OBJECTIVE:
Omit pictures and quote the listing below line by line, from its start through the line that holds "const xDomain = [-0.8, 13.9];".

[start]

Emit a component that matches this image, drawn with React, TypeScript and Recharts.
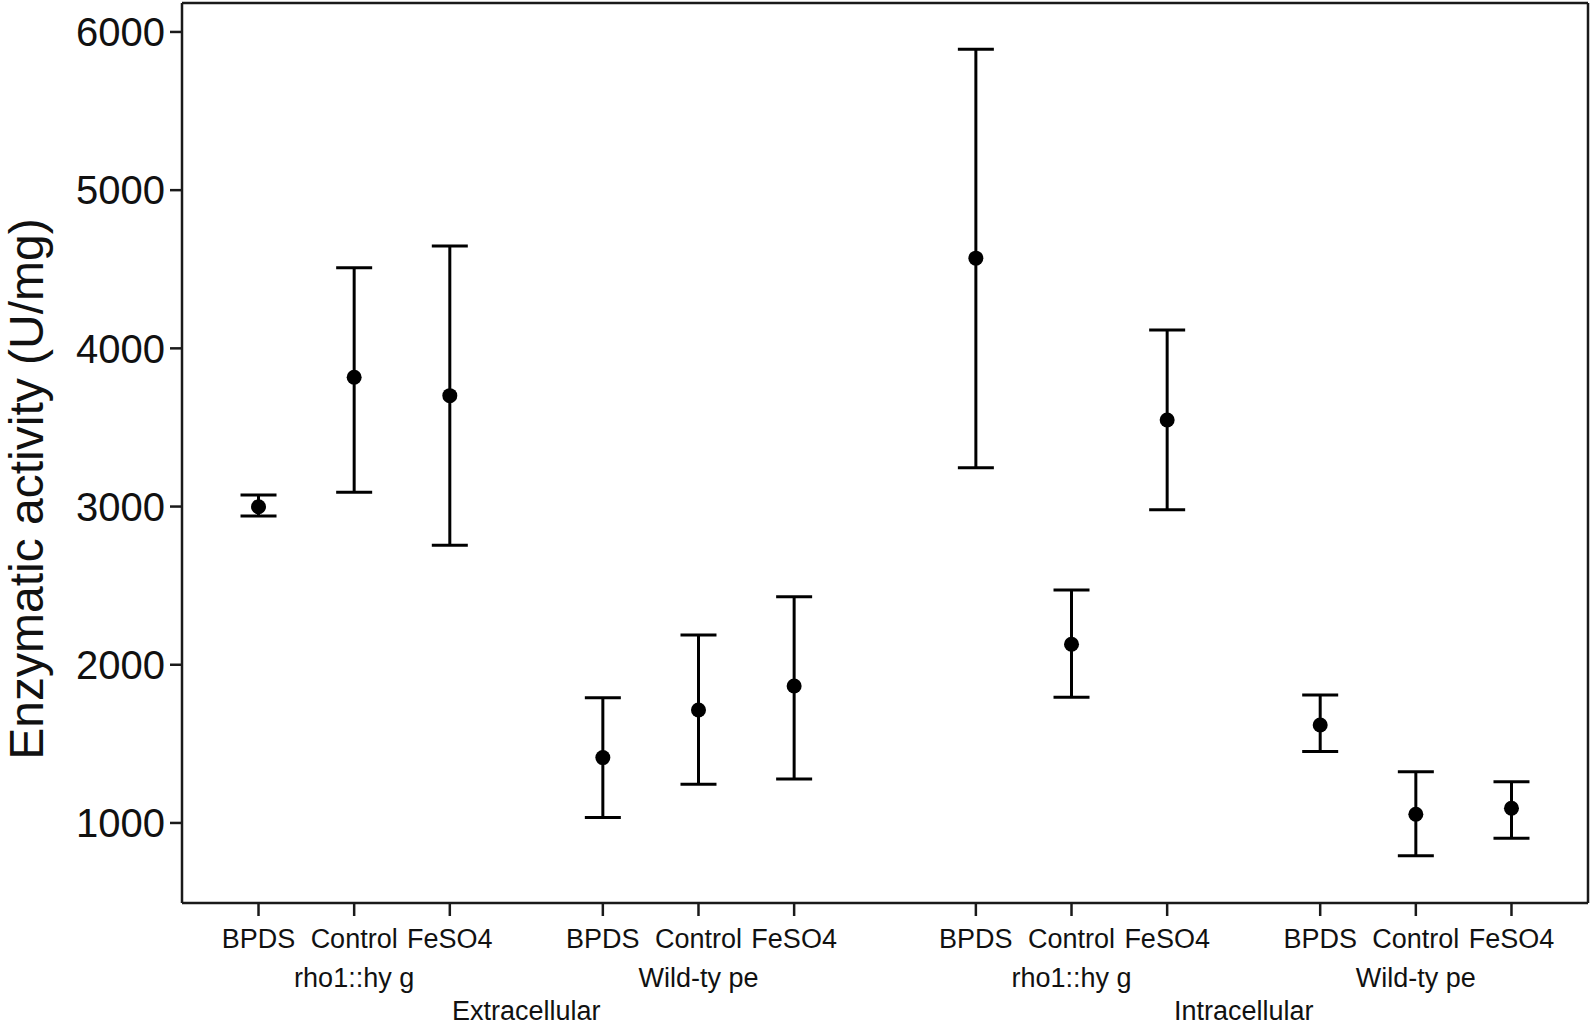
import { ScatterChart, Scatter, XAxis, YAxis, ErrorBar, Label } from "recharts";

const conditions = ["BPDS", "Control", "FeSO4"];
const genotypes = ["rho1::hy g", "Wild-ty pe"];
const locations = ["Extracellular", "Intracellular"];

// one row per location/genotype group, values in condition order
const means = [
  [2999, 3817, 3701], // Extracellular, rho1::hyg
  [1413, 1714, 1866], // Extracellular, wild type
  [4570, 2130, 3547], // Intracellular, rho1::hyg
  [1619, 1055, 1093], // Intracellular, wild type
];
const upper = [
  [3073, 4510, 4647],
  [1792, 2188, 2430],
  [5891, 2473, 4116],
  [1809, 1324, 1261],
];
const lower = [
  [2941, 3090, 2755],
  [1034, 1245, 1278],
  [3246, 1795, 2979],
  [1451, 793, 903],
];

const yTicks = [1000, 2000, 3000, 4000, 5000, 6000];
const yDomain = [494, 6183];

// slot spacing on the category axis (one slot per condition)
const GENO_STEP = 3.6;
const LOC_STEP = 7.5;
const xDomain = [-0.8, 13.9];

const points: { x: number; y: number; err: number[] }[] = [];
locations.forEach((_, l) => {
  genotypes.forEach((_, g) => {
    const gi = l * genotypes.length + g;
    conditions.forEach((_, c) => {
      const y = means[gi][c];
      points.push({
        x: c + g * GENO_STEP + l * LOC_STEP,
        y,
        err: [y - lower[gi][c], upper[gi][c] - y],
      });
    });
  });
});

const condTicks = points.map((p) => p.x);
const genoTicks = points.filter((_, i) => i % 3 === 1).map((p) => p.x);
const locTicks = locations.map((_, l) => (points[l * 6].x + points[l * 6 + 5].x) / 2);

const FONT = "'Liberation Sans', Arial, sans-serif";
const INK = "#1a1a1a";

const makeTick = (labels: string[], dy: number, size: number) => (props: any) => {
  const { x, y, index } = props;
  return (
    <text x={x} y={y} dy={dy} textAnchor="middle" fontSize={size} fontFamily={FONT} fill="#111">
      {labels[index % labels.length]}
    </text>
  );
};

const Dot = (p: any) => <circle cx={p.cx} cy={p.cy} r={7.5} fill="#000" />;
const NoDot = () => <g />;

export default function App() {
  return (
    <div style={{ position: "absolute", left: 0, top: 0, background: "#fff" }}>
      <ScatterChart width={1591} height={1027} margin={{ top: 2, right: 2, bottom: 0, left: 0 }}>
        <XAxis
          xAxisId="cond"
          type="number"
          dataKey="x"
          domain={xDomain}
          allowDataOverflow
          ticks={condTicks}
          interval={0}
          height={50}
          tickSize={13}
          tickMargin={0}
          axisLine={{ stroke: INK, strokeWidth: 2.5 }}
          tickLine={{ stroke: INK, strokeWidth: 2.5 }}
          tick={makeTick(conditions, 32, 27)}
        />
        <XAxis
          xAxisId="geno"
          type="number"
          dataKey="x"
          domain={xDomain}
          allowDataOverflow
          ticks={genoTicks}
          interval={0}
          height={38}
          tickSize={0}
          tickMargin={0}
          axisLine={false}
          tickLine={false}
          tick={makeTick(genotypes, 34, 27)}
        />
        <XAxis
          xAxisId="loc"
          type="number"
          dataKey="x"
          domain={xDomain}
          allowDataOverflow
          ticks={locTicks}
          interval={0}
          height={36}
          tickSize={0}
          tickMargin={0}
          axisLine={false}
          tickLine={false}
          tick={makeTick(locations, 29, 27)}
        />
        <XAxis
          xAxisId="top"
          orientation="top"
          type="number"
          dataKey="x"
          domain={xDomain}
          allowDataOverflow
          height={1}
          tick={false}
          tickLine={false}
          axisLine={{ stroke: INK, strokeWidth: 2.5 }}
        />
        <YAxis
          yAxisId="left"
          type="number"
          dataKey="y"
          domain={yDomain}
          allowDataOverflow
          ticks={yTicks}
          interval={0}
          width={182}
          tickSize={12}
          tickMargin={5}
          axisLine={{ stroke: INK, strokeWidth: 2.5 }}
          tickLine={{ stroke: INK, strokeWidth: 2.5 }}
          tick={{ fontSize: 40, fontFamily: FONT, fill: "#111" }}
        >
          <Label
            content={(p: any) => {
              const vb = p.viewBox;
              const cy = vb.y + vb.height / 2 + 36;
              return (
                <text
                  transform={`translate(43, ${cy}) rotate(-90)`}
                  textAnchor="middle"
                  fontSize={48}
                  fontFamily={FONT}
                  fill="#111"
                >
                  Enzymatic activity (U/mg)
                </text>
              );
            }}
          />
        </YAxis>
        <YAxis
          yAxisId="right"
          orientation="right"
          type="number"
          dataKey="y"
          domain={yDomain}
          allowDataOverflow
          width={1}
          tick={false}
          tickLine={false}
          axisLine={{ stroke: INK, strokeWidth: 2.5 }}
        />
        {/* invisible series so the extra label / frame axes get drawn */}
        <Scatter data={points} xAxisId="geno" yAxisId="right" shape={NoDot} isAnimationActive={false} />
        <Scatter data={points} xAxisId="loc" yAxisId="right" shape={NoDot} isAnimationActive={false} />
        <Scatter data={points} xAxisId="top" yAxisId="right" shape={NoDot} isAnimationActive={false} />
        <Scatter
          data={points}
          xAxisId="cond"
          yAxisId="left"
          shape={Dot}
          isAnimationActive={false}
        >
          <ErrorBar
            dataKey="err"
            direction="y"
            width={18}
            stroke="#000"
            strokeWidth={3}
            isAnimationActive={false}
          />
        </Scatter>
      </ScatterChart>
    </div>
  );
}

[end]

COMPLETED EXERCISE:
Emit a component that matches this image, drawn with React, TypeScript and Recharts.
import { ScatterChart, Scatter, XAxis, YAxis, ErrorBar, Label } from "recharts";

const conditions = ["BPDS", "Control", "FeSO4"];
const genotypes = ["rho1::hy g", "Wild-ty pe"];
const locations = ["Extracellular", "Intracellular"];

// one row per location/genotype group, values in condition order
const means = [
  [2999, 3817, 3701], // Extracellular, rho1::hyg
  [1413, 1714, 1866], // Extracellular, wild type
  [4570, 2130, 3547], // Intracellular, rho1::hyg
  [1619, 1055, 1093], // Intracellular, wild type
];
const upper = [
  [3073, 4510, 4647],
  [1792, 2188, 2430],
  [5891, 2473, 4116],
  [1809, 1324, 1261],
];
const lower = [
  [2941, 3090, 2755],
  [1034, 1245, 1278],
  [3246, 1795, 2979],
  [1451, 793, 903],
];

const yTicks = [1000, 2000, 3000, 4000, 5000, 6000];
const yDomain = [494, 6183];

// slot spacing on the category axis (one slot per condition)
const GENO_STEP = 3.6;
const LOC_STEP = 7.5;
const xDomain = [-0.8, 13.9];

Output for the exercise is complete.